- Written request
Pictures excluded, return the lines below from the first through the line holding "742, 691, 687]".

- Supplied information

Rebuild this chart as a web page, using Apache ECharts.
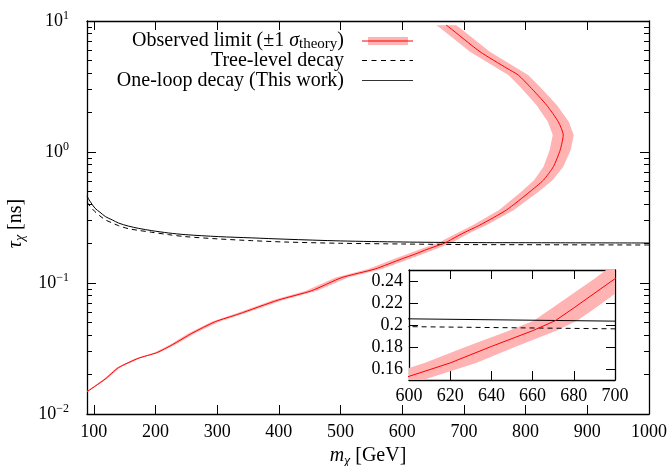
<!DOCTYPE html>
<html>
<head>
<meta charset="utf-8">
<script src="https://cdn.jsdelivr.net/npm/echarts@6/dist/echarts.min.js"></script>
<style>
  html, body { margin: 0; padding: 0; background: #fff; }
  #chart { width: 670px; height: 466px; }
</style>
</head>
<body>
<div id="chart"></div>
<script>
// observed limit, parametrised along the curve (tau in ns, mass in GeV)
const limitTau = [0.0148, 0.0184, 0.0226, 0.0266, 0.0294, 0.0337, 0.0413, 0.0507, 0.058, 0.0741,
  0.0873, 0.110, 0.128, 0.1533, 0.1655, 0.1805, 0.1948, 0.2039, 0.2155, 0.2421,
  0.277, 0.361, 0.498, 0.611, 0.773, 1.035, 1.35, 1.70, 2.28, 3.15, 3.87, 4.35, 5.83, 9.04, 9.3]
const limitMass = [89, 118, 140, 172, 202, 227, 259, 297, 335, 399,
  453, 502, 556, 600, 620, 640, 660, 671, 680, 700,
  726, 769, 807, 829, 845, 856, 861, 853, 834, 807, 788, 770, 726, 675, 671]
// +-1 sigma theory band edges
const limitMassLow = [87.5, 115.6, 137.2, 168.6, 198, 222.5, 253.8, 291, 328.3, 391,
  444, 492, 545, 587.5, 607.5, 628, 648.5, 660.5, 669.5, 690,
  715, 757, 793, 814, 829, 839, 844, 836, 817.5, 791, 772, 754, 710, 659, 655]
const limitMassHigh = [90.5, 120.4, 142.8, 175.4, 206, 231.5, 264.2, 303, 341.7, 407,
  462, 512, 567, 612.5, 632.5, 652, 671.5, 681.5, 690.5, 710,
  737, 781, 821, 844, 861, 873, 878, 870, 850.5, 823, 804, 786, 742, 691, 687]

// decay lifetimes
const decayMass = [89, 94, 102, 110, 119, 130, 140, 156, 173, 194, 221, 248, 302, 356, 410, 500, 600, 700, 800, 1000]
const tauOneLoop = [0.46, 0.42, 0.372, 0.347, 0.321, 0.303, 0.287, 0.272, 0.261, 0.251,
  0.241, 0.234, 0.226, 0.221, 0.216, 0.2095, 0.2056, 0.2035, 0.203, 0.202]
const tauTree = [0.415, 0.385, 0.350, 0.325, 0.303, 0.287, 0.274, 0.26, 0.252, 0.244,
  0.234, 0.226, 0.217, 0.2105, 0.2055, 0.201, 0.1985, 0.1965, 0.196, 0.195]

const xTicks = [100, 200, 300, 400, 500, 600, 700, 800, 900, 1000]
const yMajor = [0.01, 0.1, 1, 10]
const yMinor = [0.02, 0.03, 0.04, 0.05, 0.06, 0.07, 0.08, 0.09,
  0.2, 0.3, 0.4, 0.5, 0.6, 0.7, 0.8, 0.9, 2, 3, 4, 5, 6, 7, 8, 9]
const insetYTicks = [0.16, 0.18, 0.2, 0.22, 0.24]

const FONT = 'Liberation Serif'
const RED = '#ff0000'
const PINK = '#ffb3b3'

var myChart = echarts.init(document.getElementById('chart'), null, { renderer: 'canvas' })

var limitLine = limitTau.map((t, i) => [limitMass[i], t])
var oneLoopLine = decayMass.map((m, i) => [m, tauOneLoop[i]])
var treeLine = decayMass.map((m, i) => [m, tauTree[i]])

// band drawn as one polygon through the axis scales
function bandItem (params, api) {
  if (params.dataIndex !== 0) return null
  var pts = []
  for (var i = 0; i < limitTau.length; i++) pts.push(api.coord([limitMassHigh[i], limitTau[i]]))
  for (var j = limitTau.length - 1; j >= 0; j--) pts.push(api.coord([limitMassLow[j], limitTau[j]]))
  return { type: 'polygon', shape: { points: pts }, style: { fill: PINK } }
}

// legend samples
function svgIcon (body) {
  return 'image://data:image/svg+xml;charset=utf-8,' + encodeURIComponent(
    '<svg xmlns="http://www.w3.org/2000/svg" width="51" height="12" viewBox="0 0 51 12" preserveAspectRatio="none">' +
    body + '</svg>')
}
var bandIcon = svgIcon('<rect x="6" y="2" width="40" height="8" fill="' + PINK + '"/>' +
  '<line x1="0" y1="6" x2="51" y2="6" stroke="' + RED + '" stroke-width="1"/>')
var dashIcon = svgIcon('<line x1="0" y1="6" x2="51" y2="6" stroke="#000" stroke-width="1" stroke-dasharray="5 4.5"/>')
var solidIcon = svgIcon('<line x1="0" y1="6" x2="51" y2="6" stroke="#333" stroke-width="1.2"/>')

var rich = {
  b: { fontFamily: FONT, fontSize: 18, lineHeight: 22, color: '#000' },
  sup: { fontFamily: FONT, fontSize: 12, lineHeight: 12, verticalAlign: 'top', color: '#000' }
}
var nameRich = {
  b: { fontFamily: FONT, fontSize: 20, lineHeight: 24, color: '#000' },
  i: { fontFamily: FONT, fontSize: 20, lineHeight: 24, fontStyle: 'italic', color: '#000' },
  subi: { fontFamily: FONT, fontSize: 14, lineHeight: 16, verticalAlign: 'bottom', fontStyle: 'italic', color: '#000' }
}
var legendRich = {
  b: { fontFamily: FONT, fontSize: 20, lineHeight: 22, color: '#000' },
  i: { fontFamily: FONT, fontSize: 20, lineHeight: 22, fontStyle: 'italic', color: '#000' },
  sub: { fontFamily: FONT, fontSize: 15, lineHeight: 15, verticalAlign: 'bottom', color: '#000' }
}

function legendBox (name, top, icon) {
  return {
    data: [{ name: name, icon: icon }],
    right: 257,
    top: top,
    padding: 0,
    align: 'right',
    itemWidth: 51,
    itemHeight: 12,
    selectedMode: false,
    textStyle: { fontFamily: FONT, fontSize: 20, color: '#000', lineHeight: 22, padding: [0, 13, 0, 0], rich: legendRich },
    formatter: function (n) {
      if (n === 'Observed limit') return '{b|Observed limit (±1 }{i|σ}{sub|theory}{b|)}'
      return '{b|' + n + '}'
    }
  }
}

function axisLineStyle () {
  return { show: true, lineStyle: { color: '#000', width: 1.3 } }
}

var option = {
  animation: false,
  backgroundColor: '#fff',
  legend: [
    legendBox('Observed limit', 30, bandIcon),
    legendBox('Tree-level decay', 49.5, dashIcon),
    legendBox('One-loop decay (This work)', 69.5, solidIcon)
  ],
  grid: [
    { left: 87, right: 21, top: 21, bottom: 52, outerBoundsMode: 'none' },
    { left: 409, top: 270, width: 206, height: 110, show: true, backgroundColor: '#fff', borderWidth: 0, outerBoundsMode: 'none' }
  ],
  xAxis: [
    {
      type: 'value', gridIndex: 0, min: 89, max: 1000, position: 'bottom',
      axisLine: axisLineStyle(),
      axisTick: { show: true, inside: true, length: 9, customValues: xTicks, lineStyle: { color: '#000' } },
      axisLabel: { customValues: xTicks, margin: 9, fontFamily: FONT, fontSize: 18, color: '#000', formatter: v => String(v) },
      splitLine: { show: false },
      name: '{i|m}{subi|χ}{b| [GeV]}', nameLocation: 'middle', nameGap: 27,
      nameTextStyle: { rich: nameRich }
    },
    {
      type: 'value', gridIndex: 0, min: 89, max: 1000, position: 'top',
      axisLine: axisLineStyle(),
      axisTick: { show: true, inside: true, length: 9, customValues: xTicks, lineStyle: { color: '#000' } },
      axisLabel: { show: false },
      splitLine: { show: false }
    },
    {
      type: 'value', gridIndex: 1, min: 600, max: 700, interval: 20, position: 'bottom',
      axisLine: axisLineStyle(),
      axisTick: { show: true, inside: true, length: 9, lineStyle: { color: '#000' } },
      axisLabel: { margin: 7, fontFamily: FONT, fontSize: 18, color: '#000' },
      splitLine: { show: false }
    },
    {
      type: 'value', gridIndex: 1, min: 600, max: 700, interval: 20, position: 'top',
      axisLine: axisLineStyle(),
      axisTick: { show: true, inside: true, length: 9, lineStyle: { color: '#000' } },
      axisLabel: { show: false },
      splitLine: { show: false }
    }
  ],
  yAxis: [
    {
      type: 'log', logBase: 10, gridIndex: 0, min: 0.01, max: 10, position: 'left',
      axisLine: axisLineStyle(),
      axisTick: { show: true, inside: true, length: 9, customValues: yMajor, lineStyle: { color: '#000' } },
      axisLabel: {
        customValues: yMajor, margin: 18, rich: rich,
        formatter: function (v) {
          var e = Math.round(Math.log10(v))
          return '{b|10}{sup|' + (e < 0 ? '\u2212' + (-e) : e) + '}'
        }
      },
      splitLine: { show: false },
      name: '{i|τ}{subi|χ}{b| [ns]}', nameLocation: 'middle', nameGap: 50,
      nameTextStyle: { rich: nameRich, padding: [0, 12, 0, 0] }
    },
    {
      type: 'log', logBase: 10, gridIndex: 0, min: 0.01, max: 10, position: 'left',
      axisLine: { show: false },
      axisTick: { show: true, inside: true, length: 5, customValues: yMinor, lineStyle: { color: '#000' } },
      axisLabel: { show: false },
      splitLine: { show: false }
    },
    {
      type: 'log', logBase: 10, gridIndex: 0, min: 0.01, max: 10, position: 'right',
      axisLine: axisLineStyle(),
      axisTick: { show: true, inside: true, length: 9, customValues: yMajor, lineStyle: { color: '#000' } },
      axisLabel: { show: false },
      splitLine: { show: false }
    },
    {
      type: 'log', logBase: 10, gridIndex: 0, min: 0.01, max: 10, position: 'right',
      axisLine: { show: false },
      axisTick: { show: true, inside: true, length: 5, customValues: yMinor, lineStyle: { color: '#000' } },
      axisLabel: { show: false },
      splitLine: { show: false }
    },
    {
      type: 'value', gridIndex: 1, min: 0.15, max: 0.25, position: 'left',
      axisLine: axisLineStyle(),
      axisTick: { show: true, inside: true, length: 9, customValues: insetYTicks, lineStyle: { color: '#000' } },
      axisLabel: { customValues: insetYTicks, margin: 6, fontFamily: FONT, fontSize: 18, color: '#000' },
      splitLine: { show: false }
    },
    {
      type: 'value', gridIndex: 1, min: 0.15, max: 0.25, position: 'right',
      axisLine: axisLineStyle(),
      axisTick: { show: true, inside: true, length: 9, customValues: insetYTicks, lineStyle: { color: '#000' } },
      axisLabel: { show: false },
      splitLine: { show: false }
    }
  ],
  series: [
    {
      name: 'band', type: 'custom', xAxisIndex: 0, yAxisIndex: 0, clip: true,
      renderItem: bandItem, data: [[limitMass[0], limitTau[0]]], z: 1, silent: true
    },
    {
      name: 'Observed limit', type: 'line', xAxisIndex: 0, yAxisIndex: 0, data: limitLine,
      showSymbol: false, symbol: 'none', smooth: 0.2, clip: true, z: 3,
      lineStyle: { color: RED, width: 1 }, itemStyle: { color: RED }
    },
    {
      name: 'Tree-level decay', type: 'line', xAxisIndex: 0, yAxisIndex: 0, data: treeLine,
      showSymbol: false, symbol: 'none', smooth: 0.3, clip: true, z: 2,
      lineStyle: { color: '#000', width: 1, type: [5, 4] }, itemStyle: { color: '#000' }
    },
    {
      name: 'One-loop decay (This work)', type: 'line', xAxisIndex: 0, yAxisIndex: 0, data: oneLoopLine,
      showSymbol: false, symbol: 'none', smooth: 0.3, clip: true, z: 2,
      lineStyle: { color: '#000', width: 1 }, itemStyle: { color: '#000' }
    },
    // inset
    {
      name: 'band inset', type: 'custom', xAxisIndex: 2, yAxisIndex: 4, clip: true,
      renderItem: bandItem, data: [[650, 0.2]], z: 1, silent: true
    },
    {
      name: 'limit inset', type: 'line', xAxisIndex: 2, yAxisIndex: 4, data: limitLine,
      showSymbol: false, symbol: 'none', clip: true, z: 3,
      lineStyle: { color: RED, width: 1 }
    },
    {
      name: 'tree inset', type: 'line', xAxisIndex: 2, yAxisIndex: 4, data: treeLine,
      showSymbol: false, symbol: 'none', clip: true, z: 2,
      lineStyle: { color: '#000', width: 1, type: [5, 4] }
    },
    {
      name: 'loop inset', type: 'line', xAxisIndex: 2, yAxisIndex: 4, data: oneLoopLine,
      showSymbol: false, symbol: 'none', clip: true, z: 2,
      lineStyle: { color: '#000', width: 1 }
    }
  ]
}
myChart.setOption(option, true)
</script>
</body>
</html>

- Response
Rebuild this chart as a web page, using Apache ECharts.
<!DOCTYPE html>
<html>
<head>
<meta charset="utf-8">
<script src="https://cdn.jsdelivr.net/npm/echarts@6/dist/echarts.min.js"></script>
<style>
  html, body { margin: 0; padding: 0; background: #fff; }
  #chart { width: 670px; height: 466px; }
</style>
</head>
<body>
<div id="chart"></div>
<script>
// observed limit, parametrised along the curve (tau in ns, mass in GeV)
const limitTau = [0.0148, 0.0184, 0.0226, 0.0266, 0.0294, 0.0337, 0.0413, 0.0507, 0.058, 0.0741,
  0.0873, 0.110, 0.128, 0.1533, 0.1655, 0.1805, 0.1948, 0.2039, 0.2155, 0.2421,
  0.277, 0.361, 0.498, 0.611, 0.773, 1.035, 1.35, 1.70, 2.28, 3.15, 3.87, 4.35, 5.83, 9.04, 9.3]
const limitMass = [89, 118, 140, 172, 202, 227, 259, 297, 335, 399,
  453, 502, 556, 600, 620, 640, 660, 671, 680, 700,
  726, 769, 807, 829, 845, 856, 861, 853, 834, 807, 788, 770, 726, 675, 671]
// +-1 sigma theory band edges
const limitMassLow = [87.5, 115.6, 137.2, 168.6, 198, 222.5, 253.8, 291, 328.3, 391,
  444, 492, 545, 587.5, 607.5, 628, 648.5, 660.5, 669.5, 690,
  715, 757, 793, 814, 829, 839, 844, 836, 817.5, 791, 772, 754, 710, 659, 655]
const limitMassHigh = [90.5, 120.4, 142.8, 175.4, 206, 231.5, 264.2, 303, 341.7, 407,
  462, 512, 567, 612.5, 632.5, 652, 671.5, 681.5, 690.5, 710,
  737, 781, 821, 844, 861, 873, 878, 870, 850.5, 823, 804, 786, 742, 691, 687]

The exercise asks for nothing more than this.